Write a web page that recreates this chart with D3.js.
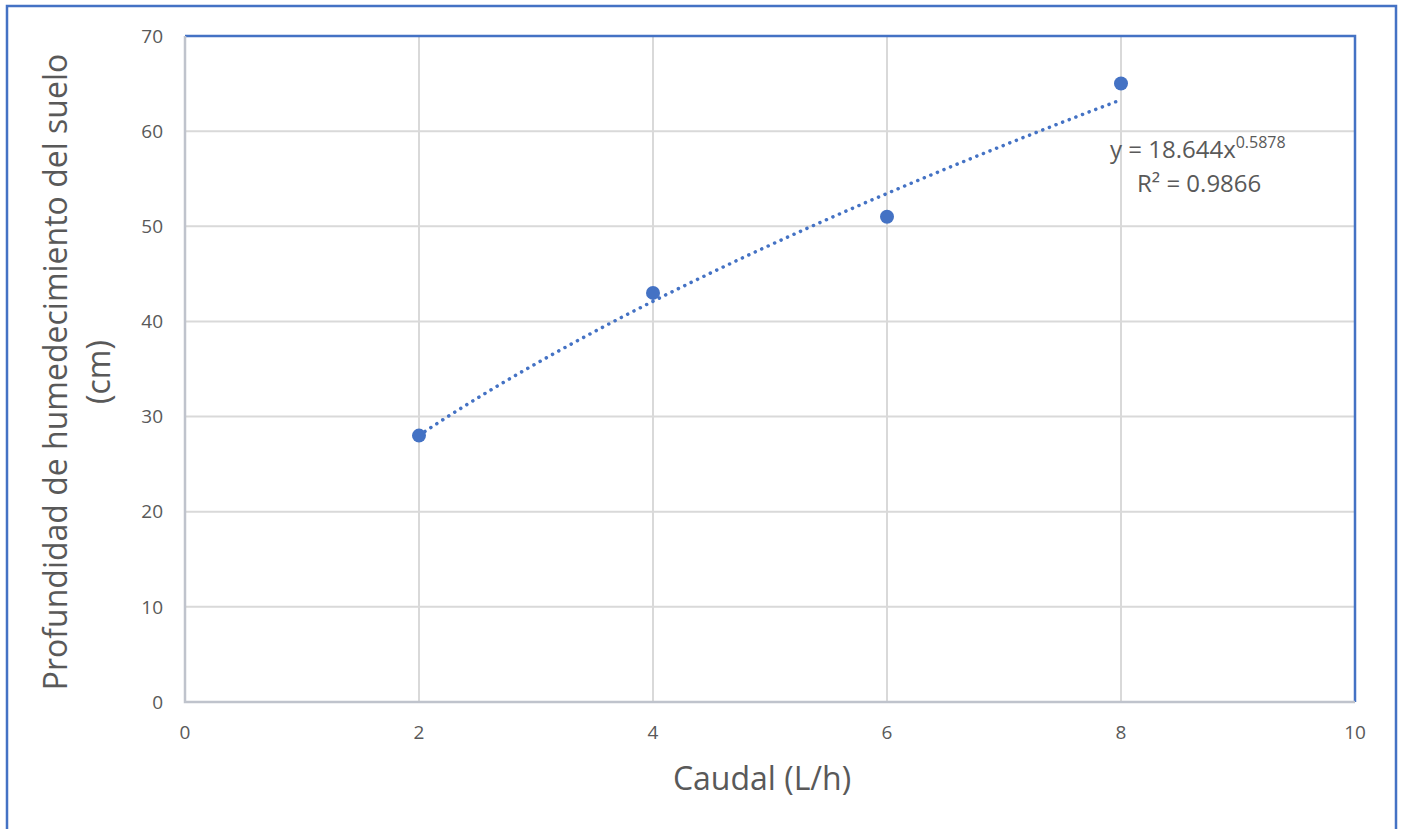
<!DOCTYPE html>
<html><head><meta charset="utf-8">
<script src="https://cdn.jsdelivr.net/npm/d3@7"></script>
<style>body{margin:0;background:#fff}svg{display:block}text{font-family:"Open Sans","Noto Sans",sans-serif}</style>
</head><body><svg id="c" width="1403" height="829"></svg>
<script>
const caudal = [2, 4, 6, 8];
const profundidad = [28, 43, 51, 65];
const xTicks = [0, 2, 4, 6, 8, 10];
const yTicks = [0, 10, 20, 30, 40, 50, 60, 70];
const fitA = 18.644, fitB = 0.5878;
const eqText = "y = 18.644x", eqExp = "0.5878", r2Text = "R² = 0.9866";

const svg = d3.select("#c");
const L = 185, R = 1355, T = 36, B = 702;
const x = d3.scaleLinear().domain([0, 10]).range([L, R]);
const y = d3.scaleLinear().domain([0, 70]).range([B, T]);
const blue = "#4472C4";

// outer border
svg.append("path").attr("d", `M7,840 V6 H1396 V840`).attr("fill", "none").attr("stroke", blue).attr("stroke-width", 2.5);

// gridlines
svg.append("g").selectAll("line").data(yTicks).join("line")
  .attr("x1", L).attr("x2", R).attr("y1", d => y(d)).attr("y2", d => y(d))
  .attr("stroke", "#D9D9D9").attr("stroke-width", 2);
svg.append("g").selectAll("line").data(xTicks).join("line")
  .attr("y1", T).attr("y2", B).attr("x1", d => x(d)).attr("x2", d => x(d))
  .attr("stroke", "#D9D9D9").attr("stroke-width", 2);

// plot area top/right border
svg.append("path").attr("d", `M${L},${T} H${R} V${B}`).attr("fill", "none").attr("stroke", blue).attr("stroke-width", 2.5);
// axes
svg.append("path").attr("d", `M${L},${T} V${B} H${R}`).attr("fill", "none").attr("stroke", "#BFC3CC").attr("stroke-width", 2.5);

// tick labels
svg.append("g").selectAll("text").data(yTicks).join("text")
  .attr("x", 163).attr("y", d => y(d)).attr("dy", "0.35em").attr("text-anchor", "end")
  .attr("font-size", 19).attr("fill", "#595959").text(d => d);
svg.append("g").selectAll("text").data(xTicks).join("text")
  .attr("x", d => x(d)).attr("y", 732).attr("dy", "0.35em").attr("text-anchor", "middle")
  .attr("font-size", 19).attr("fill", "#595959").text(d => d);

// trendline
const trend = d3.range(0, 101).map(i => { const xv = 2 + 6 * i / 100; return [xv, fitA * Math.pow(xv, fitB)]; });
svg.append("path").datum(trend)
  .attr("d", d3.line().x(d => x(d[0])).y(d => y(d[1])))
  .attr("fill", "none").attr("stroke", blue).attr("stroke-width", 3.5)
  .attr("stroke-linecap", "round").attr("stroke-dasharray", "0.1 7");

// points
svg.append("g").selectAll("circle").data(caudal).join("circle")
  .attr("cx", d => x(d)).attr("cy", (d, i) => y(profundidad[i])).attr("r", 7).attr("fill", blue);

// equation
const eq = svg.append("text").attr("x", 1110).attr("y", 158).attr("font-size", 24).attr("fill", "#595959");
eq.append("tspan").text(eqText);
eq.append("tspan").attr("font-size", 16).attr("dy", -10).text(eqExp);
svg.append("text").attr("x", 1137).attr("y", 192).attr("font-size", 24).attr("fill", "#595959").text(r2Text);

// axis titles
svg.append("text").attr("x", 762).attr("y", 790).attr("text-anchor", "middle")
  .attr("font-size", 32).attr("fill", "#595959").text("Caudal (L/h)");
const yt = svg.append("text").attr("transform", "translate(67,372) rotate(-90)").attr("text-anchor", "middle")
  .attr("font-size", 32).attr("fill", "#595959");
yt.append("tspan").attr("x", 0).attr("dy", 0).text("Profundidad de humedecimiento del suelo");
yt.append("tspan").attr("x", 0).attr("dy", 43).text("(cm)");
</script></body></html>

**REQUIREMENT**
Return all of the data exactly as written, and drop the pictures.

**RESPONSE**
Write a web page that recreates this chart with D3.js.
<!DOCTYPE html>
<html><head><meta charset="utf-8">
<script src="https://cdn.jsdelivr.net/npm/d3@7"></script>
<style>body{margin:0;background:#fff}svg{display:block}text{font-family:"Open Sans","Noto Sans",sans-serif}</style>
</head><body><svg id="c" width="1403" height="829"></svg>
<script>
const caudal = [2, 4, 6, 8];
const profundidad = [28, 43, 51, 65];
const xTicks = [0, 2, 4, 6, 8, 10];
const yTicks = [0, 10, 20, 30, 40, 50, 60, 70];
const fitA = 18.644, fitB = 0.5878;
const eqText = "y = 18.644x", eqExp = "0.5878", r2Text = "R² = 0.9866";

const svg = d3.select("#c");
const L = 185, R = 1355, T = 36, B = 702;
const x = d3.scaleLinear().domain([0, 10]).range([L, R]);
const y = d3.scaleLinear().domain([0, 70]).range([B, T]);
const blue = "#4472C4";

// outer border
svg.append("path").attr("d", `M7,840 V6 H1396 V840`).attr("fill", "none").attr("stroke", blue).attr("stroke-width", 2.5);

// gridlines
svg.append("g").selectAll("line").data(yTicks).join("line")
  .attr("x1", L).attr("x2", R).attr("y1", d => y(d)).attr("y2", d => y(d))
  .attr("stroke", "#D9D9D9").attr("stroke-width", 2);
svg.append("g").selectAll("line").data(xTicks).join("line")
  .attr("y1", T).attr("y2", B).attr("x1", d => x(d)).attr("x2", d => x(d))
  .attr("stroke", "#D9D9D9").attr("stroke-width", 2);

// plot area top/right border
svg.append("path").attr("d", `M${L},${T} H${R} V${B}`).attr("fill", "none").attr("stroke", blue).attr("stroke-width", 2.5);
// axes
svg.append("path").attr("d", `M${L},${T} V${B} H${R}`).attr("fill", "none").attr("stroke", "#BFC3CC").attr("stroke-width", 2.5);

// tick labels
svg.append("g").selectAll("text").data(yTicks).join("text")
  .attr("x", 163).attr("y", d => y(d)).attr("dy", "0.35em").attr("text-anchor", "end")
  .attr("font-size", 19).attr("fill", "#595959").text(d => d);
svg.append("g").selectAll("text").data(xTicks).join("text")
  .attr("x", d => x(d)).attr("y", 732).attr("dy", "0.35em").attr("text-anchor", "middle")
  .attr("font-size", 19).attr("fill", "#595959").text(d => d);

// trendline
const trend = d3.range(0, 101).map(i => { const xv = 2 + 6 * i / 100; return [xv, fitA * Math.pow(xv, fitB)]; });
svg.append("path").datum(trend)
  .attr("d", d3.line().x(d => x(d[0])).y(d => y(d[1])))
  .attr("fill", "none").attr("stroke", blue).attr("stroke-width", 3.5)
  .attr("stroke-linecap", "round").attr("stroke-dasharray", "0.1 7");

// points
svg.append("g").selectAll("circle").data(caudal).join("circle")
  .attr("cx", d => x(d)).attr("cy", (d, i) => y(profundidad[i])).attr("r", 7).attr("fill", blue);

// equation
const eq = svg.append("text").attr("x", 1110).attr("y", 158).attr("font-size", 24).attr("fill", "#595959");
eq.append("tspan").text(eqText);
eq.append("tspan").attr("font-size", 16).attr("dy", -10).text(eqExp);
svg.append("text").attr("x", 1137).attr("y", 192).attr("font-size", 24).attr("fill", "#595959").text(r2Text);

// axis titles
svg.append("text").attr("x", 762).attr("y", 790).attr("text-anchor", "middle")
  .attr("font-size", 32).attr("fill", "#595959").text("Caudal (L/h)");
const yt = svg.append("text").attr("transform", "translate(67,372) rotate(-90)").attr("text-anchor", "middle")
  .attr("font-size", 32).attr("fill", "#595959");
yt.append("tspan").attr("x", 0).attr("dy", 0).text("Profundidad de humedecimiento del suelo");
yt.append("tspan").attr("x", 0).attr("dy", 43).text("(cm)");
</script></body></html>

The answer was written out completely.